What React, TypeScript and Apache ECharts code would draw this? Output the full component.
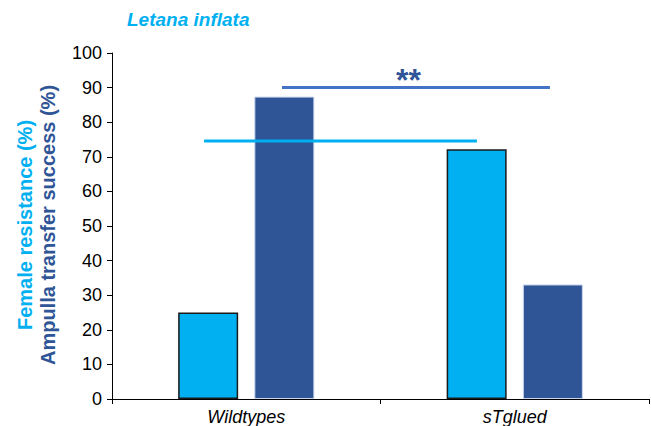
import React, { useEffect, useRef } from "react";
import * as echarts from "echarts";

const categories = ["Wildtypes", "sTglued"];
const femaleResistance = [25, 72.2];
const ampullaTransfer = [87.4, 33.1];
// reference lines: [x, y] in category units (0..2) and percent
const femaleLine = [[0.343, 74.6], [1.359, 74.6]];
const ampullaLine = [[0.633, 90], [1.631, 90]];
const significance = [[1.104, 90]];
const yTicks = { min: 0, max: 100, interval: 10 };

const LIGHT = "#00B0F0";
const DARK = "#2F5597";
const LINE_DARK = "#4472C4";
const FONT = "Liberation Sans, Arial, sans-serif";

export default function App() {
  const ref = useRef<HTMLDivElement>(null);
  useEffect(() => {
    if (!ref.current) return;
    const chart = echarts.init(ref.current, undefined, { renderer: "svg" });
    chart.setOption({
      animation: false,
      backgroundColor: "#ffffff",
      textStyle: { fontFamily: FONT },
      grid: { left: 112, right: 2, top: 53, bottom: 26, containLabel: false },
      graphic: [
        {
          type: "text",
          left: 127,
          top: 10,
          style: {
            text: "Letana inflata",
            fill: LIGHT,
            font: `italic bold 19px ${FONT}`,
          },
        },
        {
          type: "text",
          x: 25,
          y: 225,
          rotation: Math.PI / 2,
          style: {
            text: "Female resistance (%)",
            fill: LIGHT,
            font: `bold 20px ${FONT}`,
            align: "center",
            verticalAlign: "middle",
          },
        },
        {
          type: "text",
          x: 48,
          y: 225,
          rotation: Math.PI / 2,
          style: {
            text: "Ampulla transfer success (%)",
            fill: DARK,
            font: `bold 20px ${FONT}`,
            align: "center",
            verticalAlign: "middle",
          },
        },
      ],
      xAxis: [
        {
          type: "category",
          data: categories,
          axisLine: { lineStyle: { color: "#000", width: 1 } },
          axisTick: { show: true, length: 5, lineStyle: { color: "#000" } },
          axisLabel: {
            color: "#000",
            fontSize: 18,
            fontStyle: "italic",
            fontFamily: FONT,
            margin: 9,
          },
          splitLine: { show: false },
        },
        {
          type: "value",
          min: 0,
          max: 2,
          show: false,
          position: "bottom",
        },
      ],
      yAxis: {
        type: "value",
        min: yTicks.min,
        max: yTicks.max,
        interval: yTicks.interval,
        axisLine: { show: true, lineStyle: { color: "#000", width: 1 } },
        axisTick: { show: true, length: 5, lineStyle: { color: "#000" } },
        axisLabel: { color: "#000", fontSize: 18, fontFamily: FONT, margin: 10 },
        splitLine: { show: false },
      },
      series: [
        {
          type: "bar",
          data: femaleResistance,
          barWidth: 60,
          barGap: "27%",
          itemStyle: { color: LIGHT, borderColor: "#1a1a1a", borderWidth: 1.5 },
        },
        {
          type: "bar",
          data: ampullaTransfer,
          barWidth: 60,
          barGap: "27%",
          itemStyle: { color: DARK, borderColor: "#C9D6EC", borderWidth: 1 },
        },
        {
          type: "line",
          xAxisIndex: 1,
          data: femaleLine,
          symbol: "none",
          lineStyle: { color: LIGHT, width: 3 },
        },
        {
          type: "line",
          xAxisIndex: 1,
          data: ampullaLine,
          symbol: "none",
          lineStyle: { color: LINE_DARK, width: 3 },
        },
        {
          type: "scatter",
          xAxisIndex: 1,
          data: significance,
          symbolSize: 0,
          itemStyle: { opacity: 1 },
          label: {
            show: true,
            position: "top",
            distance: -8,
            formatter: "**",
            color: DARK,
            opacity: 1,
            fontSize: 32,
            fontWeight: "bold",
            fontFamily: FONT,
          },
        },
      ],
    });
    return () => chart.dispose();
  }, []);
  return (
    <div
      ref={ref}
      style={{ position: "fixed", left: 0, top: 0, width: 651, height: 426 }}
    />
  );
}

----

__Short exercise__: Print out the material word for word, omitting the pictures.

__Output below__:
What React, TypeScript and Apache ECharts code would draw this? Output the full component.
import React, { useEffect, useRef } from "react";
import * as echarts from "echarts";

const categories = ["Wildtypes", "sTglued"];
const femaleResistance = [25, 72.2];
const ampullaTransfer = [87.4, 33.1];
// reference lines: [x, y] in category units (0..2) and percent
const femaleLine = [[0.343, 74.6], [1.359, 74.6]];
const ampullaLine = [[0.633, 90], [1.631, 90]];
const significance = [[1.104, 90]];
const yTicks = { min: 0, max: 100, interval: 10 };

const LIGHT = "#00B0F0";
const DARK = "#2F5597";
const LINE_DARK = "#4472C4";
const FONT = "Liberation Sans, Arial, sans-serif";

export default function App() {
  const ref = useRef<HTMLDivElement>(null);
  useEffect(() => {
    if (!ref.current) return;
    const chart = echarts.init(ref.current, undefined, { renderer: "svg" });
    chart.setOption({
      animation: false,
      backgroundColor: "#ffffff",
      textStyle: { fontFamily: FONT },
      grid: { left: 112, right: 2, top: 53, bottom: 26, containLabel: false },
      graphic: [
        {
          type: "text",
          left: 127,
          top: 10,
          style: {
            text: "Letana inflata",
            fill: LIGHT,
            font: `italic bold 19px ${FONT}`,
          },
        },
        {
          type: "text",
          x: 25,
          y: 225,
          rotation: Math.PI / 2,
          style: {
            text: "Female resistance (%)",
            fill: LIGHT,
            font: `bold 20px ${FONT}`,
            align: "center",
            verticalAlign: "middle",
          },
        },
        {
          type: "text",
          x: 48,
          y: 225,
          rotation: Math.PI / 2,
          style: {
            text: "Ampulla transfer success (%)",
            fill: DARK,
            font: `bold 20px ${FONT}`,
            align: "center",
            verticalAlign: "middle",
          },
        },
      ],
      xAxis: [
        {
          type: "category",
          data: categories,
          axisLine: { lineStyle: { color: "#000", width: 1 } },
          axisTick: { show: true, length: 5, lineStyle: { color: "#000" } },
          axisLabel: {
            color: "#000",
            fontSize: 18,
            fontStyle: "italic",
            fontFamily: FONT,
            margin: 9,
          },
          splitLine: { show: false },
        },
        {
          type: "value",
          min: 0,
          max: 2,
          show: false,
          position: "bottom",
        },
      ],
      yAxis: {
        type: "value",
        min: yTicks.min,
        max: yTicks.max,
        interval: yTicks.interval,
        axisLine: { show: true, lineStyle: { color: "#000", width: 1 } },
        axisTick: { show: true, length: 5, lineStyle: { color: "#000" } },
        axisLabel: { color: "#000", fontSize: 18, fontFamily: FONT, margin: 10 },
        splitLine: { show: false },
      },
      series: [
        {
          type: "bar",
          data: femaleResistance,
          barWidth: 60,
          barGap: "27%",
          itemStyle: { color: LIGHT, borderColor: "#1a1a1a", borderWidth: 1.5 },
        },
        {
          type: "bar",
          data: ampullaTransfer,
          barWidth: 60,
          barGap: "27%",
          itemStyle: { color: DARK, borderColor: "#C9D6EC", borderWidth: 1 },
        },
        {
          type: "line",
          xAxisIndex: 1,
          data: femaleLine,
          symbol: "none",
          lineStyle: { color: LIGHT, width: 3 },
        },
        {
          type: "line",
          xAxisIndex: 1,
          data: ampullaLine,
          symbol: "none",
          lineStyle: { color: LINE_DARK, width: 3 },
        },
        {
          type: "scatter",
          xAxisIndex: 1,
          data: significance,
          symbolSize: 0,
          itemStyle: { opacity: 1 },
          label: {
            show: true,
            position: "top",
            distance: -8,
            formatter: "**",
            color: DARK,
            opacity: 1,
            fontSize: 32,
            fontWeight: "bold",
            fontFamily: FONT,
          },
        },
      ],
    });
    return () => chart.dispose();
  }, []);
  return (
    <div
      ref={ref}
      style={{ position: "fixed", left: 0, top: 0, width: 651, height: 426 }}
    />
  );
}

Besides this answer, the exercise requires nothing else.